You probably haven’t run into the artist LaTurbo Avedon at a new media gallery opening or bummed a cigarette outside “the club.” She has a shock of bright blonde hair recently shaved down to that undercut that’s so popular at the moment, misty hazel eyes, and porcelain skin, plus a hyperactive social media presence to rival Ryder Ripps. The difference between Avedon and other media-embedded net artists is that she doesn’t actually exist in your physical world.
LaTurbo Avedon is a virtual character, a fiction that lives and breathes online. When I interviewed her for this profile (over Gchat, naturally), she described her origins enigmatically: “You could probably say I was born in the character creation screen of a video game, or in a create-new-user field for a new email address.” In other words, she’s an immaculate digital conception.
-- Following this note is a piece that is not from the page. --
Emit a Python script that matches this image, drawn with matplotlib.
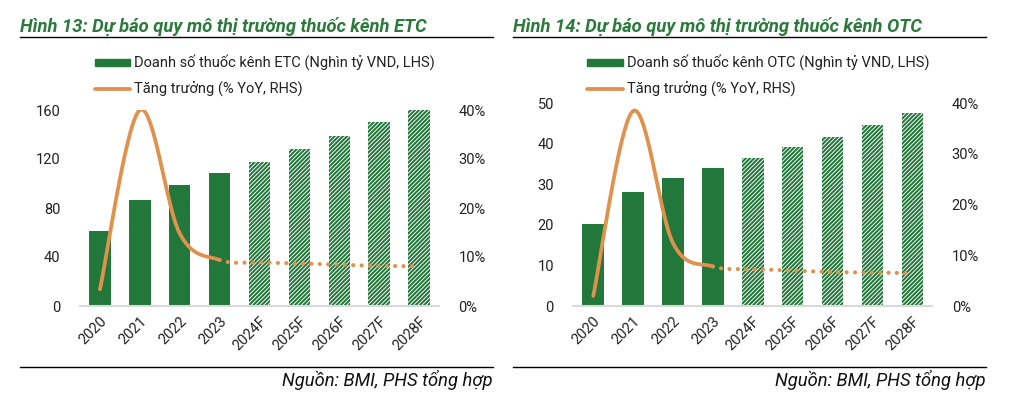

Avedon’s projects run from club remixes that she posts online to videos of her avatar dancing in surreal virtual chambers designed from the remains of historical artworks — see “Club Rothko.” Avedon’s ongoing series of “New Sculpts” are jagged digital constructions made from image files turned into three-dimensional mesh. Inspired by modernist painters like Jean Metzinger and El Lissitzky, the works combine art history with contemporary CGI aesthetics. “Last year I spent a lot of time using a borrowed ArtStor login and playing Mass Effect, and I suppose I wanted to meet somewhere in the middle,” she explained.
The “New Sculpts” are the backbone of Avedon’s upcoming exhibition at Bushwick’s Transfer gallery, opening this Saturday, July 20th. In the show, the images will be printed large-scale on vinyl, the same material that stretches across billboards. One print will stretch floor to ceiling to cut the space in half, a first for the young gallery, according to Transfer co-founder Kelani Nichole. Avedon will also be in attendance at the opening. How, you might ask? The possibilities include a performance in the MMORPG Second Life or an interactive chat.
“As you can imagine it is not easy coordinating a physical exhibition when you’re not able to be there,” Avedon said. To remedy this, the artist worked with Nichole to create a scaled rendering of the gallery and designed her installations there. The process was “quite schematic,” Avedon noted, but it’s actually not so different from how many non-virtual artists work with exhibitions—these days, we all exist virtually.
Yet Avedon takes extra care to preserve her anonymity. Hence her decision to sell the Transfer gallery work via Bitcoin, a digital crypto-currency that’s more often used to buy drugs and weapons than paintings. The artist used Bitcoin to pay for the show’s printing costs. “It was an ideal and private means to arrange for the exports of the work,” Avedon said.
A virtual artist uses virtual currency. The choice suits Avedon’s precarious existence. “The successes or failures of Bitcoin are uncertain, just as mine are,” the artist told me. The currency also makes a good comparison for the instability of the art market itself, driven as it is by the tastes of curators and collectors. “Bitcoin’s valuation is so volatile; the implication on the artwork is that one day it could be worth a lot more than the next,” Transfer’s Kelani Nichole said.
Such uncertainty can be scary, particularly to art patrons unused to digital work. But have no fear. “If collectors are interested in collecting but squeamish about Bitcoin, we will facilitate a transaction on their behalf,” Nichole assured me.
The artist, however, will still stay virtual.